SAMARKAND: [Samarkand, known in ancient times as Markanda, is a city of Transoxania, which was formerly capital of Uzbekistan]. It is difficult to place a date on the founding of Samarkand, although it is reputed to have been established as a frontier outpost in the mid sixth century B.C. by Cyrus the Great as protection against incursions by central Asian nomads, out in the no-man's-land that separates the Iranian world from inner Asia. The city was known to Europe in classical antiquity as the capital of Sogdiana and was captured by Alexander on his campaign into India. But while Samarkand for much of its early history drifted in and out of the political influence of Persia, and very occasionally that of China, locally it was usually dominated by Turko-Mongol elements. Its importance, not only for Persia and China but for medieval Europe as well, is that of location: it was an important stop on the East-West trade route, one of the last major outposts for the merchant travelling east before reaching the Jaxartes [a river in Eastern Uzbekistan now known as the Syr Darya] and entering the vast and sparsely populated inner Asian steppe.

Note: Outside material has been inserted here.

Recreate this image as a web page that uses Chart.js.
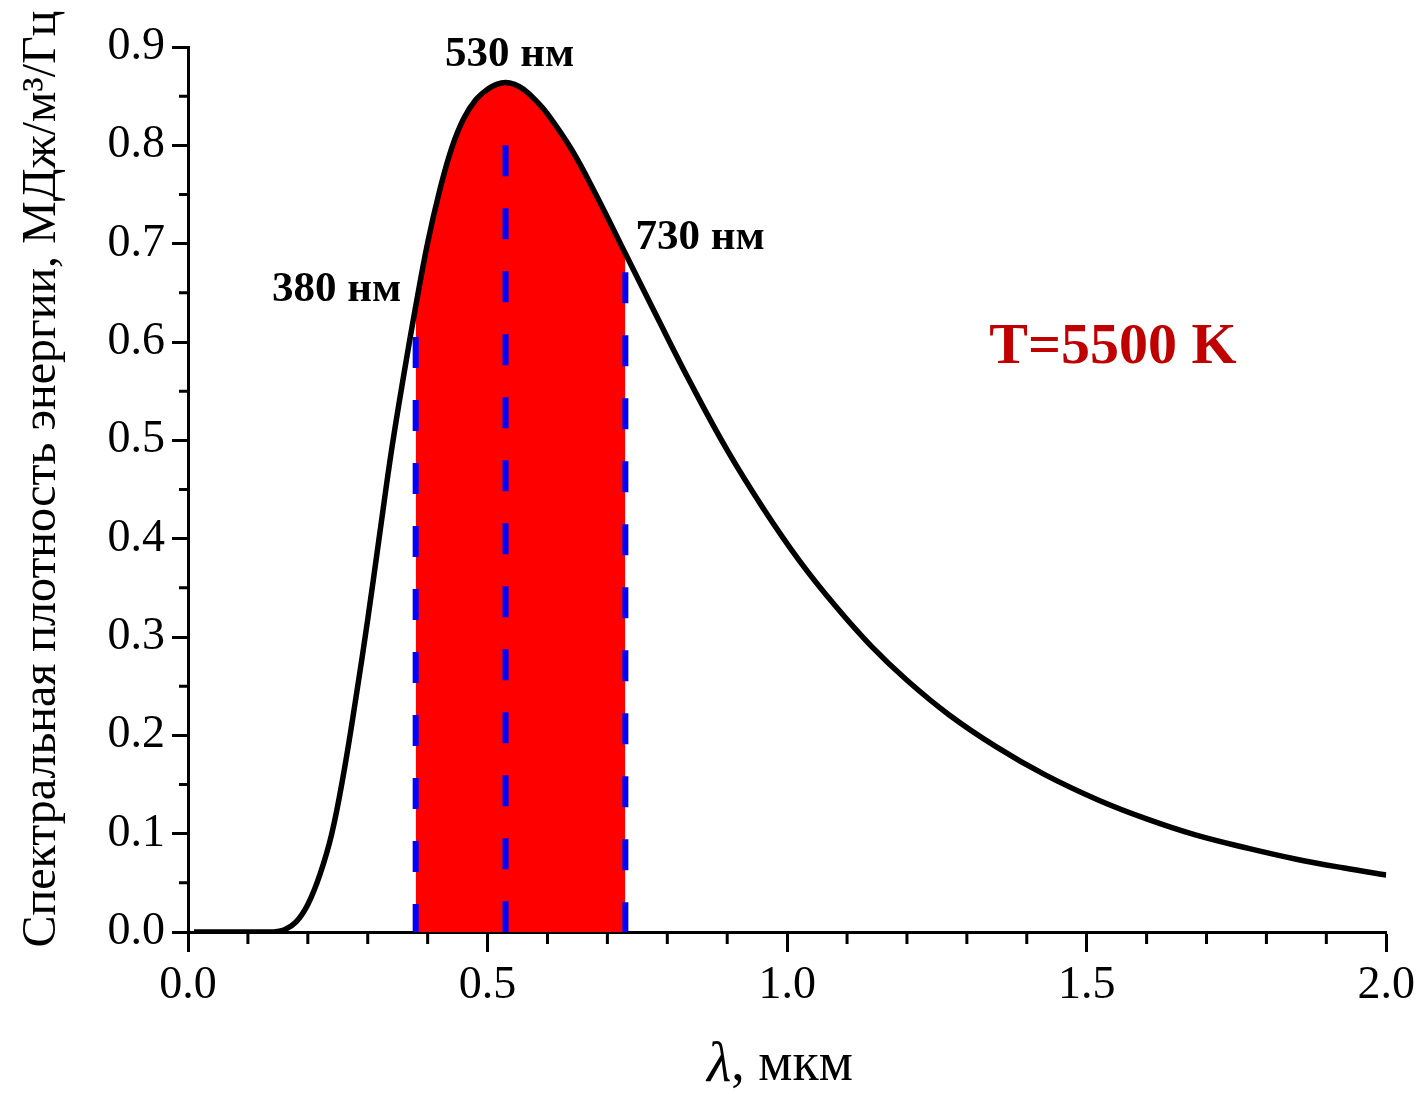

Conquered by the Arabs in the early eighth century, Samarkand became one of the easternmost outposts of Islam and, along with Bukhara, one of the foremost cities of Mawara' al-Nahr (the land beyond the river). At first part of the Umayyad and Abbasid empires, as localism prevailed over the theoretically united Islamic empire, Samarkand came to be ruled by a succession of dynasties.
Following the collapse of the Samanids in the late tenth century, Samarkand passed from one Turko-Muslim dynasty to another, first dominated by the Ghaznavids, then, in quick succession, the Oarakhanids, the Seljuks and ultimately by the Khwarizmshahs.
Samarkand, though it escaped the absolute annihilation that was the lot of cities such as Merv or Nishapur, did suffer conquest and occupation by the Mongols. It was eventually incorporated into that part of the Mongol realm ruled by the descendants of Chagatay Khan (d. 1242). The conquest apparently took quite a toll on the city: fourteenth-century travellers lamented that the city which they saw was only a shadow of what pre-Mongol Samarkand must have been, although even in ruins the city impressed them. By the mid fourteenth century Chagatay control of Transoxiana had been replaced by local anarchy, out of which Tamerlane (Timur-i Leng [1336- 1405]), a local chieftain with hazy Chagatay connections, emerged victorious and established Samarkand as his capital.